I recently read a blog which talked about how social media and networking sites were going to be the death of the recruiter. I disagree, if anything I believe the role of recruiter has become ever more important, but has also changed.

The argument in this blog was that the internet has enabled accessibility to candidates that would never have been possible before the internet revolution. Therefore by posting a few ads and doing some poking around on LinkedIn HR team can now source candidates directly and cut out the middle man.

This argument is sound if you accept that a recruiter is merely a way of sourcing or aggregating candidates. However, here is where I (predictably) disagree. I believe previously organisations used recruiters because they had lots of cards in their rolodex (I'm a bit young to have seen one, but I have been told about them) and could provide them with access to their networks. Now that organisations can directly source candidates fairly successfully the question becomes, as quite rightly asked in the blog I read, what is the recruiter for?

The answer (in my humble opinion) is about selection rather than sourcing. Recruiters need to become experts in selecting candidates, they need to be better than the client at predicting which candidate will succeed in each role in each company. Sounds ridiculous?

It shouldn't, the recruitment processes of most companies (CV based interview) is about 25% accurate (according to research conducted by the CIPD). The job of a recruiter is not to find the candidates but to help the client select the right person for their business. The British Psychological Society has shown that by using the right psychometric tools and behavioural interview techniques hiring accuracy can be raised above 75%.

Therefore if you're a recruiter and you want to stay ahead of the game you need to up skill big time. Recruitment consultants of the future will not be the salesman of old flogging candidates to anyone who'll have them; they will be a mix of occupational psychologists, management consultants and project managers.

If you are an organisation currently using recruitment consultants, you may want to have a chat with them about what tools and expertise they are using to select candidates. If the answer is 'I've been doing this for years, I know a good one when I spot one' then I suggest you go looking for a new one!

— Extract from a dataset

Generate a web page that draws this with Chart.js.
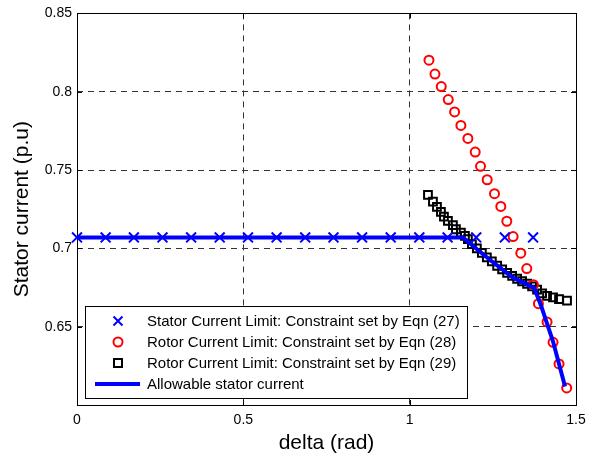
<!DOCTYPE html>
<html>
<head>
<meta charset="utf-8">
<script src="https://cdn.jsdelivr.net/npm/chart.js@4/dist/chart.umd.min.js"></script>
<style>
  html, body { margin: 0; padding: 0; background: #fff; }
  #wrap { width: 602px; height: 456px; }
</style>
</head>
<body>
<div id="wrap"><canvas id="chart" width="602" height="456"></canvas></div>
<script>
// delta (rad) / stator current (p.u)
const statorDelta = [0, 0.086, 0.171, 0.257, 0.343, 0.429, 0.514, 0.600, 0.686, 0.771, 0.857, 0.943, 1.029, 1.114, 1.200, 1.286, 1.371]
const statorCurrent = [0.707, 0.707, 0.707, 0.707, 0.707, 0.707, 0.707, 0.707, 0.707, 0.707, 0.707, 0.707, 0.707, 0.707, 0.707, 0.707, 0.707]

const rotor28Delta = [1.058, 1.076, 1.095, 1.116, 1.135, 1.154, 1.175, 1.197, 1.213, 1.233, 1.255, 1.274, 1.292, 1.311, 1.334, 1.352, 1.372, 1.387, 1.413, 1.431, 1.449, 1.472]
const rotor28Current = [0.8201, 0.8113, 0.8033, 0.7950, 0.7871, 0.7785, 0.7702, 0.7615, 0.7524, 0.7438, 0.7349, 0.7268, 0.7173, 0.7075, 0.6969, 0.6871, 0.6768, 0.6647, 0.6530, 0.6400, 0.6262, 0.6109]

const rotor29Delta = [1.055, 1.070, 1.082, 1.094, 1.103, 1.115, 1.130, 1.139, 1.154, 1.166, 1.175, 1.187, 1.202, 1.217, 1.232, 1.247, 1.263, 1.278, 1.293, 1.308, 1.323, 1.338, 1.353, 1.368, 1.383, 1.398, 1.413, 1.431, 1.449, 1.473]
const rotor29Current = [0.7341, 0.7298, 0.7265, 0.7233, 0.7203, 0.7175, 0.7148, 0.7122, 0.7101, 0.7080, 0.7059, 0.7027, 0.7000, 0.6971, 0.6943, 0.6917, 0.6889, 0.6866, 0.6844, 0.6825, 0.6806, 0.6790, 0.6774, 0.6758, 0.6736, 0.6713, 0.6697, 0.6687, 0.6676, 0.6666]

const allowDelta = [0, 1.160, 1.196, 1.241, 1.311, 1.374, 1.395, 1.431, 1.467]
const allowCurrent = [0.707, 0.707, 0.7005, 0.6927, 0.6812, 0.6748, 0.6634, 0.6405, 0.6118]

const xTicks = [0, 0.5, 1, 1.5]
const yTicks = [0.6, 0.65, 0.7, 0.75, 0.8, 0.85]

const labels = [
  "Stator Current Limit: Constraint set by Eqn (27)",
  "Rotor Current Limit: Constraint set by Eqn (28)",
  "Rotor Current Limit: Constraint set by Eqn (29)",
  "Allowable stator current",
]

const FONT = "'Liberation Sans', Arial, Helvetica, sans-serif"

function toPoints(xs, ys) {
  return xs.map((x, i) => ({ x: x, y: ys[i] }))
}

// axes box, inward ticks, and the boxed legend in the lower left
const framePlugin = {
  id: "frame",
  beforeDatasetsDraw(chart) {
    const { ctx, chartArea: a, scales } = chart
    ctx.save()
    ctx.strokeStyle = "#000"
    ctx.lineWidth = 1
    ctx.beginPath()
    xTicks.forEach((v) => {
      const px = Math.round(scales.x.getPixelForValue(v)) + 0.5
      ctx.moveTo(px, a.bottom); ctx.lineTo(px, a.bottom - 5)
      ctx.moveTo(px, a.top); ctx.lineTo(px, a.top + 5)
    })
    yTicks.forEach((v) => {
      const py = Math.round(scales.y.getPixelForValue(v)) + 0.5
      ctx.moveTo(a.left, py); ctx.lineTo(a.left + 5, py)
      ctx.moveTo(a.right, py); ctx.lineTo(a.right - 5, py)
    })
    ctx.stroke()
    ctx.strokeRect(Math.round(a.left) + 0.5, Math.round(a.top) + 0.5, Math.round(a.right - a.left), Math.round(a.bottom - a.top))
    ctx.restore()
  },
  afterDraw(chart) {
    const ctx = chart.ctx
    const bx = 85, by = 306, bw = 382, bh = 92
    ctx.save()
    ctx.fillStyle = "#fff"
    ctx.fillRect(bx, by, bw, bh)
    ctx.strokeStyle = "#000"
    ctx.lineWidth = 1
    ctx.strokeRect(bx + 0.5, by + 0.5, bw, bh)

    ctx.font = "15px " + FONT
    ctx.fillStyle = "#000"
    ctx.textBaseline = "middle"
    const mx = 118, tx = 147
    const rows = [321, 342, 363, 384]
    rows.forEach((ry, i) => {
      ctx.fillStyle = "#000"
      ctx.fillText(labels[i], tx, ry + 1)
    })
    ctx.lineWidth = 2
    // cross
    ctx.strokeStyle = "#0000ff"
    ctx.beginPath()
    ctx.moveTo(mx - 4.5, rows[0] - 4.5); ctx.lineTo(mx + 4.5, rows[0] + 4.5)
    ctx.moveTo(mx + 4.5, rows[0] - 4.5); ctx.lineTo(mx - 4.5, rows[0] + 4.5)
    ctx.stroke()
    // circle
    ctx.strokeStyle = "#ff0000"
    ctx.beginPath()
    ctx.arc(mx, rows[1], 4.5, 0, Math.PI * 2)
    ctx.stroke()
    // square
    ctx.strokeStyle = "#000"
    ctx.strokeRect(mx - 4, rows[2] - 4, 8, 8)
    // line
    ctx.strokeStyle = "#0000ff"
    ctx.lineWidth = 4
    ctx.beginPath()
    ctx.moveTo(95, rows[3]); ctx.lineTo(140, rows[3])
    ctx.stroke()
    ctx.restore()
  },
}

const ctx = document.getElementById("chart")

new Chart(ctx, {
  type: "scatter",
  data: {
    datasets: [
      {
        label: labels[3],
        data: toPoints(allowDelta, allowCurrent),
        showLine: true,
        borderColor: "#0000ff",
        borderWidth: 4,
        pointRadius: 0,
        order: 0,
        clip: false,
      },
      {
        label: labels[0],
        data: toPoints(statorDelta, statorCurrent),
        pointStyle: "crossRot",
        pointRadius: 7,
        borderColor: "#0000ff",
        borderWidth: 2,
        order: 1,
        clip: false,
      },
      {
        label: labels[1],
        data: toPoints(rotor28Delta, rotor28Current),
        pointStyle: "circle",
        pointRadius: 4.5,
        borderColor: "#ff0000",
        backgroundColor: "rgba(0,0,0,0)",
        borderWidth: 2,
        order: 2,
        clip: false,
      },
      {
        label: labels[2],
        data: toPoints(rotor29Delta, rotor29Current),
        pointStyle: "rect",
        pointRadius: 5.5,
        borderColor: "#000",
        backgroundColor: "rgba(0,0,0,0)",
        borderWidth: 2,
        order: 3,
        clip: false,
      },
    ],
  },
  options: {
    responsive: false,
    animation: false,
    events: [],
    layout: { padding: { top: 12, right: 26, left: 0, bottom: 0 } },
    plugins: {
      legend: { display: false },
      tooltip: { enabled: false },
    },
    scales: {
      x: {
        type: "linear",
        min: 0,
        max: 1.5,
        afterFit: (s) => { s.height = 51 },
        afterBuildTicks: (s) => { s.ticks = xTicks.map((v) => ({ value: v })) },
        ticks: {
          padding: 7,
          color: "#000",
          font: { family: FONT, size: 14 },
          maxRotation: 0,
          callback: (v) => String(v),
        },
        grid: { color: "#333", lineWidth: 1, drawTicks: false },
        border: { display: false, dash: [6, 5] },
        title: {
          display: true,
          text: "delta (rad)",
          color: "#000",
          font: { family: FONT, size: 21 },
          padding: { top: 3, bottom: 0 },
        },
      },
      y: {
        type: "linear",
        min: 0.6,
        max: 0.85,
        afterFit: (s) => { s.width = 77 },
        afterBuildTicks: (s) => { s.ticks = yTicks.map((v) => ({ value: v })) },
        ticks: {
          padding: 5,
          color: "#000",
          font: { family: FONT, size: 14 },
          callback: (v) => (Math.abs(v - 0.6) < 1e-6 ? "" : String(Math.round(v * 100) / 100)),
        },
        grid: { color: "#333", lineWidth: 1, drawTicks: false },
        border: { display: false, dash: [6, 5] },
        title: {
          display: true,
          text: "Stator current (p.u)",
          color: "#000",
          font: { family: FONT, size: 21 },
          padding: { top: 10, bottom: 0 },
        },
      },
    },
  },
  plugins: [framePlugin],
})
</script>
</body>
</html>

Anyway back to my original point, I don't believe the increasingly easy access to candidates the internet offer will be the death of all recruiters, however, as Darwin so aptly figured out years ago, it will kill off those those who don't adapt and quick! As Rupert Murdoch put it "The world is changing. Big will not beat small anymore. It will be the fast beating the slow."

Rowan

Views: 106

Comment by Brian Meeks on November 13, 2009 at 3:01pm
I was in the recruiting game 21 years ago and the point then, was to take the good people from one company and sell to another, hence the term 'head hunter'. I am curious, do people actively 'Recruit' anymore? This blog makes it sound like recruiters only collect an analyze CV of people who need jobs. Am I wrong?

I would really like to hear what people think, because I am desperately trying to get a feeling for the current landscape, and any feedback would be appreciated.

Also, if I am way off the mark, then I would like to know that as well.


Thanks,

Brian Meeks
Comment by KC Carpenter on November 13, 2009 at 4:59pm
The same thing was being said when monster, 6 figures, career builder etc. were becoming popular. Recruiters who continue to actually 'recruit' (as Brian touched upon) will utilize all available resources to recruit the candidates that result in fees being paid.
Comment by Hassan Rizwan on November 14, 2009 at 3:57am
Powerful thought. Sourcing could be easily done by any talent assessment and ATS. So whats's the job for the recruiters then, is it only forwarding the work done by assessment tools and ATS? No. The actual role is to select the candidates. This would make the middle man even more valuable and simplify the job of the end clients. (HR managers). So all those recruiters who are willing to ONLY SOURCE are killing their entity in real.
Comment by Maureen Sharib on November 14, 2009 at 4:50am

What is missing here is the real role the Internet is playing in hiring. Sure, it's exposing some candidates that hitherto had not been exposed. Think about it as Job Board II, following the explosion of Job Board I where some candidates realized they could expose themselves through their resumes by posting on sites such as Careerbuilder, Monster, etc. Now some candidates realize they can "expose" themselves through a casual posting that reveals (oh my goodness, did I do that? ) their work title, working place and current contact information, all important tell-tale signs on any resume and, as Hassan intimates above, something anybody with a computer and a connection sitting in some mud hut somewhere on the planet can scrape with basic search skills or, worse yet still, some automated system that does the work for them.
It's being done today at pennies on the dollar what used to be done for good money and its value is not increasing and neither is yours if that's all you have to bring to the shooting spree.

Brian hints above at the real gold in the stream - the fruitfully engaged worker hard at work inside the brick and mortar walls of the company your client admires and would pay big money to have you scoop them out of. That's the part everyone's missing because they can't figure out how to go in, identify, select and then entice away the candidate to other employment (oh, did I say the word "poach"? Oh? I didn't? Good. ) Job boards I can't do that, Job Boards II can't do that. What can? Only someone with those skills and you know who you are. As Joshua Letourneau said in a recent string over on ERE, "Do what the machines can’t do, and strive to do it better than everyone else." Sure, it may take more time to do it this way but in the end you're going to be way out front.